-- Work required --
Everything from the first line down to the line containing "plt.rcParams['font.family'] = ['Liberation" is to be retyped exactly, both ends included, with pictures left out.

── Collected material ──

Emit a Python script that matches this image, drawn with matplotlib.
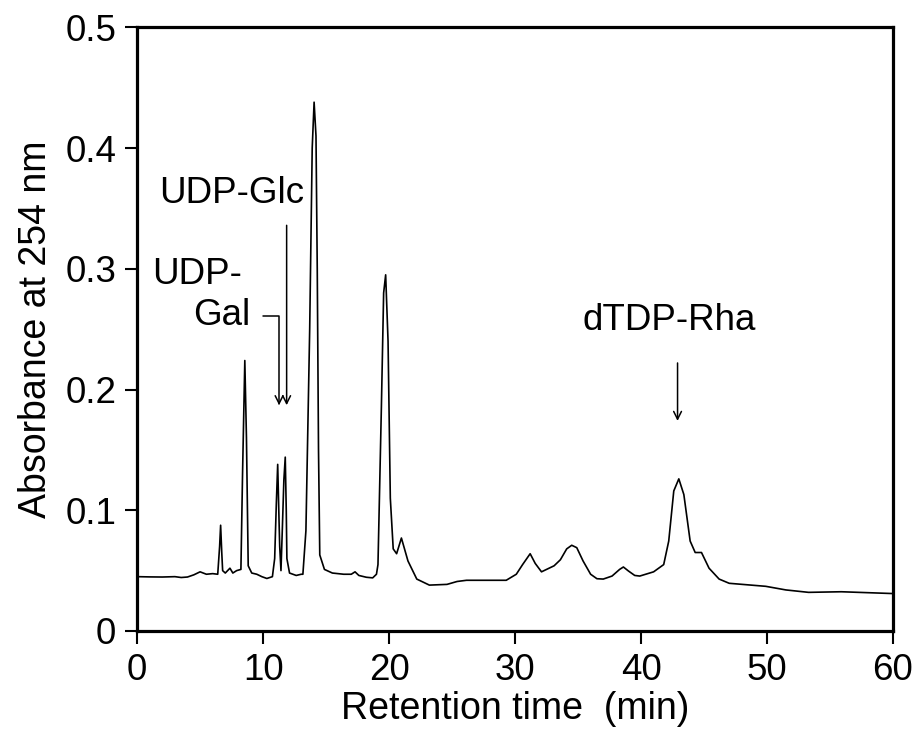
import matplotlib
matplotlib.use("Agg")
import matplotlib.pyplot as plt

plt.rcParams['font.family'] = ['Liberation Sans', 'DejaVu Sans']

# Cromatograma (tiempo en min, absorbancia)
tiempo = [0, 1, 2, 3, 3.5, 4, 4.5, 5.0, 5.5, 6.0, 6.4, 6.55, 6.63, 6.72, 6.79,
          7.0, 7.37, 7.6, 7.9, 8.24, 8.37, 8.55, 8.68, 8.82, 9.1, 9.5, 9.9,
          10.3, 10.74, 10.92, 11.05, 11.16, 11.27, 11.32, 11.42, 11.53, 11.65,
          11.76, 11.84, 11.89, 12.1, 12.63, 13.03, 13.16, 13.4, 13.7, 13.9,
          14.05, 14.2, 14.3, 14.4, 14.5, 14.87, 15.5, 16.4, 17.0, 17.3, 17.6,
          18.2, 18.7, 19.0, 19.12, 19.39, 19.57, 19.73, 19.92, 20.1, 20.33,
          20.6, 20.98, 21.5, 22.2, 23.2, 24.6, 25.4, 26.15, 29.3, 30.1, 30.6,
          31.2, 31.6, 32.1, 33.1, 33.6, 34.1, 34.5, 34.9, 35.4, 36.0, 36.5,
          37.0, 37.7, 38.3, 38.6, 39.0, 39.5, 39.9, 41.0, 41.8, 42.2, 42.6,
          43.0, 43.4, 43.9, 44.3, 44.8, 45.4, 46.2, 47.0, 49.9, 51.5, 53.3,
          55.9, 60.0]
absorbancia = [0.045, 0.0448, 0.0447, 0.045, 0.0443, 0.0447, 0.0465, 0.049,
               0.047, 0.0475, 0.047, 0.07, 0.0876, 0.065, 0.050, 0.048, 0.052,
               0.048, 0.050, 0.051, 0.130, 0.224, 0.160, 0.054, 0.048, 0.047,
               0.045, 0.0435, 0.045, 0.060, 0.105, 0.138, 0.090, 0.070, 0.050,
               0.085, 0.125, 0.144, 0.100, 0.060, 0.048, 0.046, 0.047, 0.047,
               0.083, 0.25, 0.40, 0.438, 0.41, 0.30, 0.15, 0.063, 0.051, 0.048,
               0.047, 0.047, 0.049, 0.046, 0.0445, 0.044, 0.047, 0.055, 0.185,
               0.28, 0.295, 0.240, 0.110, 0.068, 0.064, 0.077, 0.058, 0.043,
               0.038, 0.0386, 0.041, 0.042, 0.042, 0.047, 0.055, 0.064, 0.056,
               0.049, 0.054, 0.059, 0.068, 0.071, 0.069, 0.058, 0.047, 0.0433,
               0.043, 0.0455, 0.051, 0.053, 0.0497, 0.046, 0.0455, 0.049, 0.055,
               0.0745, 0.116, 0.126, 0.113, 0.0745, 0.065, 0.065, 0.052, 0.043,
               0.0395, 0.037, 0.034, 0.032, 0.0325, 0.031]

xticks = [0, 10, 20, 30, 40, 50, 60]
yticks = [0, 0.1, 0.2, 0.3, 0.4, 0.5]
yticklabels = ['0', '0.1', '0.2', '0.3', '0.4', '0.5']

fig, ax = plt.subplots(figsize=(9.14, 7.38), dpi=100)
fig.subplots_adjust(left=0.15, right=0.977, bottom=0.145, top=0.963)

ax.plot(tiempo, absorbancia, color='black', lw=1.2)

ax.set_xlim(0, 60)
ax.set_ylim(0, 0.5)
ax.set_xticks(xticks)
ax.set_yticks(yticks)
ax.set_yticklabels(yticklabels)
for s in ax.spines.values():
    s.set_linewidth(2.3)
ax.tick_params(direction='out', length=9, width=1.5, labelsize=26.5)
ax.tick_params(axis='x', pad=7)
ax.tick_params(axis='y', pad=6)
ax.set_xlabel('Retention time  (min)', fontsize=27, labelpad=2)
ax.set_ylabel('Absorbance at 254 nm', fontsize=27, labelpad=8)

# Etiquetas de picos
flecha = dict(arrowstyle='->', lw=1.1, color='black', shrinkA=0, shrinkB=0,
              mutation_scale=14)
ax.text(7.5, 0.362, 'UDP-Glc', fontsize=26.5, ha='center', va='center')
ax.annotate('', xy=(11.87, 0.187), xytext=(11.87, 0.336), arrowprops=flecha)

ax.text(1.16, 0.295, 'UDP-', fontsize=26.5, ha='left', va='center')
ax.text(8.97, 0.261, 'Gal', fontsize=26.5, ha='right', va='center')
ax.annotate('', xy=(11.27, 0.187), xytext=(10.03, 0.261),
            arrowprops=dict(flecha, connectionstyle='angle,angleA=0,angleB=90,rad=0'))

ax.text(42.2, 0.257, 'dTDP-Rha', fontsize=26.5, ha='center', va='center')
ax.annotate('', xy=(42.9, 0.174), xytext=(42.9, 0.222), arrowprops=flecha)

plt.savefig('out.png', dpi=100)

───

-- Task solution --
Emit a Python script that matches this image, drawn with matplotlib.
import matplotlib
matplotlib.use("Agg")
import matplotlib.pyplot as plt

plt.rcParams['font.family'] = ['Liberation Sans', 'DejaVu Sans']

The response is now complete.